Pemba thought about his daughters, growing up in a world where the mountain his family had lived beside for generations was shedding its ice like skin. Where routes his father knew by heart were becoming death traps. Where the certainty of seasons was becoming uncertainty.

“Worth it?” Lisa asked quietly.

He thought about the moment on the slope, the calculation he’d made between safety and necessity, between the old rules and the new reality. Thought about all the ways the mountain had changed, and all the ways humans had to change with it.

“Ask me when your paper comes out,” he said. “When I can show my daughters their father helped collect the data that might save their world. Then I’ll tell you if it was worth it.”

Lisa smiled, exhausted and wind-burned and still carrying the weight of those ice samples like they were more precious than any summit.

“Deal,” she said.

* * *

The altitude of choice, Pemba thought, had nothing to do with elevation. It had everything to do with the moment you decided what risks were worth taking, what knowledge was worth pursuing, what kind of world you wanted to help build.

His father might not have made the same choice.

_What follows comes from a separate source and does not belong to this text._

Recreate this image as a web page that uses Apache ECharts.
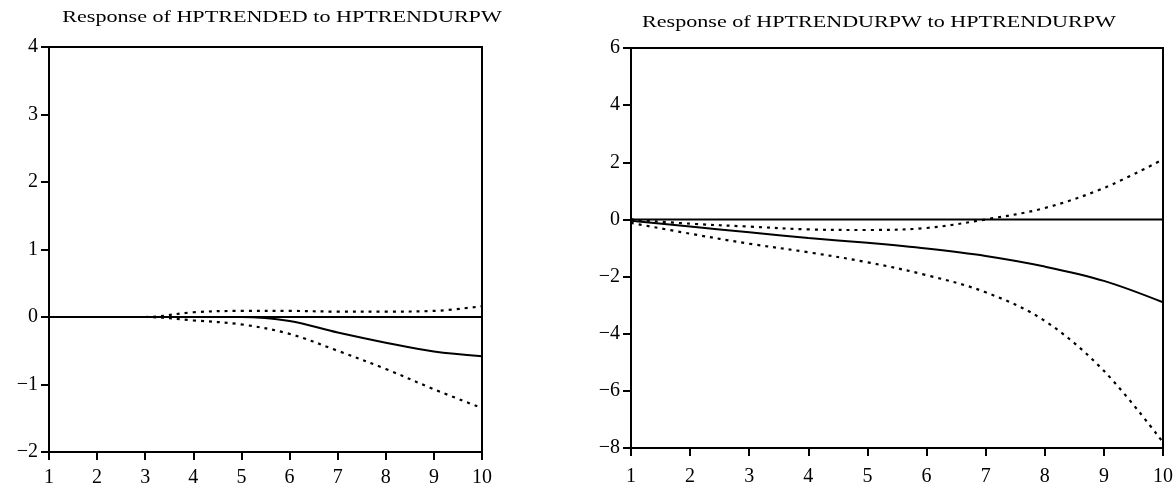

But his daughters might live in a better world because he had.

— Sage

Author's Note

This story is about Pemba Sherpa, who's guided seventeen expeditions and turned back eleven times—everyone he's guided is still alive. That record matters more than any summit. But Dr. Lisa Chen needs ice samples that will tell us how fast ice sheets can collapse. The altitude of choice has nothing to do with elevation—it's about deciding what risks are worth taking, what knowledge is worth pursuing, what kind of world you want to help build. Pemba's father would have turned back. No question. But his father also watched the glaciers shrink every year, felt the monsoon patterns shift, saw the mountain itself change. For everyone who makes hard choices between absolute safety and potentially crucial knowledge. For the people who guide us through impossible decisions.